B. (zögernd): Nuu ..... –: naja; das kommt auf Umfang und Schwierigkeit an. Und da Sie natürlich auf ›Gute Bücher‹ hinaus wollen, ..... (sinnend): 4 Tage für ein anspruchsvolles Buch, ist ja nicht viel; meist wird man mehr brauchen .....

A. (geduldig): Einigen wir uns dahin, daß man wirklich lesen, im Lauf seines Lebens so zwischen 3 und 4 Tausend Bände können wird.

Selbst wenn man Schmidts Lesezeitspanne etwas ausdehnt, auf etwa 15 bis 75 Jahre, und völlig unrealistische drei Tage pro Buch veranschlagt, kommt man auf maximal rund 7.300 Bücher.

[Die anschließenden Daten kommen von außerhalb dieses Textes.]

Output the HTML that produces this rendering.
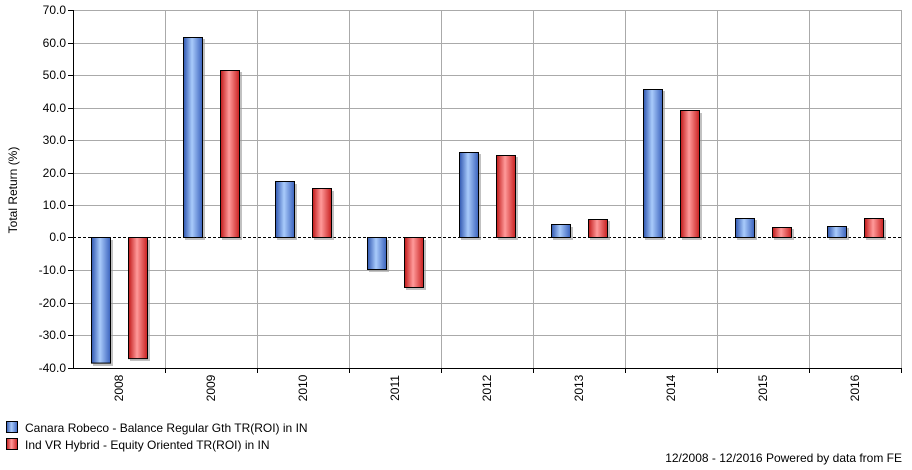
<!DOCTYPE html>
<html><head><meta charset="utf-8"><style>body{margin:0;background:#fff}svg{display:block}text{font-family:"Liberation Sans",Arial,sans-serif;font-size:12px;fill:#000}</style></head><body>
<svg width="912" height="470" viewBox="0 0 912 470" xmlns="http://www.w3.org/2000/svg">
<defs>
<linearGradient id="b" x1="0" x2="1" y1="0" y2="0"><stop offset="0" stop-color="#2f56b0"/><stop offset="0.45" stop-color="#a9cbfb"/><stop offset="1" stop-color="#3a62bd"/></linearGradient>
<linearGradient id="r" x1="0" x2="1" y1="0" y2="0"><stop offset="0" stop-color="#c01818"/><stop offset="0.45" stop-color="#ff9a9a"/><stop offset="1" stop-color="#c82020"/></linearGradient>
</defs>
<g stroke="#aaa" stroke-width="1">
<line x1="73" x2="901" y1="10.5" y2="10.5"/><line x1="73" x2="901" y1="43.5" y2="43.5"/><line x1="73" x2="901" y1="75.5" y2="75.5"/><line x1="73" x2="901" y1="108.5" y2="108.5"/><line x1="73" x2="901" y1="140.5" y2="140.5"/><line x1="73" x2="901" y1="173.5" y2="173.5"/><line x1="73" x2="901" y1="205.5" y2="205.5"/><line x1="73" x2="901" y1="270.5" y2="270.5"/><line x1="73" x2="901" y1="303.5" y2="303.5"/><line x1="73" x2="901" y1="335.5" y2="335.5"/>
<line x1="165.5" x2="165.5" y1="10" y2="368"/><line x1="257.5" x2="257.5" y1="10" y2="368"/><line x1="349.5" x2="349.5" y1="10" y2="368"/><line x1="441.5" x2="441.5" y1="10" y2="368"/><line x1="533.5" x2="533.5" y1="10" y2="368"/><line x1="625.5" x2="625.5" y1="10" y2="368"/><line x1="717.5" x2="717.5" y1="10" y2="368"/><line x1="809.5" x2="809.5" y1="10" y2="368"/><line x1="901.5" x2="901.5" y1="10" y2="368"/>
</g>
<line x1="73" x2="901" y1="237.5" y2="237.5" stroke="#000" stroke-dasharray="3,2"/>
<g stroke="#000" stroke-width="1">
<line x1="73.5" x2="73.5" y1="10" y2="368"/><line x1="73" x2="901" y1="368.5" y2="368.5"/>
</g>
<g stroke="#000">
<line x1="68" x2="73" y1="10.5" y2="10.5"/><line x1="68" x2="73" y1="43.5" y2="43.5"/><line x1="68" x2="73" y1="75.5" y2="75.5"/><line x1="68" x2="73" y1="108.5" y2="108.5"/><line x1="68" x2="73" y1="140.5" y2="140.5"/><line x1="68" x2="73" y1="173.5" y2="173.5"/><line x1="68" x2="73" y1="205.5" y2="205.5"/><line x1="68" x2="73" y1="237.5" y2="237.5"/><line x1="68" x2="73" y1="270.5" y2="270.5"/><line x1="68" x2="73" y1="303.5" y2="303.5"/><line x1="68" x2="73" y1="335.5" y2="335.5"/><line x1="68" x2="73" y1="368.5" y2="368.5"/>
<line x1="165.5" x2="165.5" y1="368" y2="373"/><line x1="257.5" x2="257.5" y1="368" y2="373"/><line x1="349.5" x2="349.5" y1="368" y2="373"/><line x1="441.5" x2="441.5" y1="368" y2="373"/><line x1="533.5" x2="533.5" y1="368" y2="373"/><line x1="625.5" x2="625.5" y1="368" y2="373"/><line x1="717.5" x2="717.5" y1="368" y2="373"/><line x1="809.5" x2="809.5" y1="368" y2="373"/><line x1="901.5" x2="901.5" y1="368" y2="373"/>
</g>
<g text-anchor="end">
<text x="66" y="14">70.0</text><text x="66" y="47">60.0</text><text x="66" y="79">50.0</text><text x="66" y="112">40.0</text><text x="66" y="144">30.0</text><text x="66" y="177">20.0</text><text x="66" y="209">10.0</text><text x="66" y="241">0.0</text><text x="66" y="274">-10.0</text><text x="66" y="307">-20.0</text><text x="66" y="339">-30.0</text><text x="66" y="372">-40.0</text>
</g>
<text transform="translate(17,190) rotate(-90)" text-anchor="middle">Total Return (%)</text>
<g text-anchor="middle">
<text transform="translate(123,388) rotate(-90)">2008</text><text transform="translate(215,388) rotate(-90)">2009</text><text transform="translate(307,388) rotate(-90)">2010</text><text transform="translate(399,388) rotate(-90)">2011</text><text transform="translate(491,388) rotate(-90)">2012</text><text transform="translate(583,388) rotate(-90)">2013</text><text transform="translate(675,388) rotate(-90)">2014</text><text transform="translate(767,388) rotate(-90)">2015</text><text transform="translate(859,388) rotate(-90)">2016</text>
</g>
<g fill="#999" opacity="0.6">
<rect x="93" y="240" width="20" height="126"/><rect x="130" y="240" width="20" height="121"/>
<rect x="185" y="39" width="20" height="201"/><rect x="222" y="72" width="20" height="168"/>
<rect x="277" y="184" width="20" height="56"/><rect x="314" y="191" width="20" height="49"/>
<rect x="369" y="240" width="20" height="32"/><rect x="406" y="240" width="20" height="50"/>
<rect x="461" y="154" width="20" height="86"/><rect x="498" y="157" width="20" height="83"/>
<rect x="553" y="227" width="20" height="13"/><rect x="590" y="221" width="20" height="19"/>
<rect x="645" y="91" width="20" height="149"/><rect x="682" y="113" width="20" height="127"/>
<rect x="737" y="220" width="20" height="20"/><rect x="774" y="229" width="20" height="11"/>
<rect x="829" y="228" width="20" height="12"/><rect x="866" y="220" width="20" height="20"/>
</g>
<g stroke="#000" stroke-width="1">
<rect x="91.5" y="237.5" width="19" height="125.6" fill="url(#b)"/><rect x="128.5" y="237.5" width="19" height="121.1" fill="url(#r)"/>
<rect x="183.5" y="37.5" width="19" height="200" fill="url(#b)"/><rect x="220.5" y="70.5" width="19" height="167" fill="url(#r)"/>
<rect x="275.5" y="181.5" width="19" height="56" fill="url(#b)"/><rect x="312.5" y="188.5" width="19" height="49" fill="url(#r)"/>
<rect x="367.5" y="237.5" width="19" height="32" fill="url(#b)"/><rect x="404.5" y="237.5" width="19" height="50" fill="url(#r)"/>
<rect x="459.5" y="152.5" width="19" height="85" fill="url(#b)"/><rect x="496.5" y="155.5" width="19" height="82" fill="url(#r)"/>
<rect x="551.5" y="224.5" width="19" height="13" fill="url(#b)"/><rect x="588.5" y="219.5" width="19" height="18" fill="url(#r)"/>
<rect x="643.5" y="89.5" width="19" height="148" fill="url(#b)"/><rect x="680.5" y="110.5" width="19" height="127" fill="url(#r)"/>
<rect x="735.5" y="218.5" width="19" height="19" fill="url(#b)"/><rect x="772.5" y="227.5" width="19" height="10" fill="url(#r)"/>
<rect x="827.5" y="226.5" width="19" height="11" fill="url(#b)"/><rect x="864.5" y="218.5" width="19" height="19" fill="url(#r)"/>
</g>
<rect x="6.5" y="421.5" width="11" height="11" fill="url(#b)" stroke="#000"/>
<rect x="6.5" y="438.5" width="11" height="11" fill="url(#r)" stroke="#000"/>
<text x="25" y="432">Canara Robeco - Balance Regular Gth TR(ROI) in IN</text>
<text x="25" y="449">Ind VR Hybrid - Equity Oriented TR(ROI) in IN</text>
<text x="902" y="462" text-anchor="end">12/2008 - 12/2016 Powered by data from FE</text>
</svg>
</body></html>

Das ist zwar mehr, als Schmidt vorrechnet, aber auch nicht gerade viel.

Übrigens führt Hans Wollschläger eine ähnliche Berechnung durch (›Von Sternen und Schnuppen‹, Göttingen, Wallstein 2006, S. 27 f.) und setzt dabei ein Pensum von rund 300 (!) Büchern pro Jahr und eine Lesezeit von 50 Jahren –

(auch der Gute Leser soll ein paar Jugendjahre geschenkt bekommen, damit er in Ruhe die unerläßlichen Dummheiten machen kann)

– an. Aber selbst mit diesen völlig illusorischen Eckwerten kommt man auf »grad 15.000 Bücher«. Tja.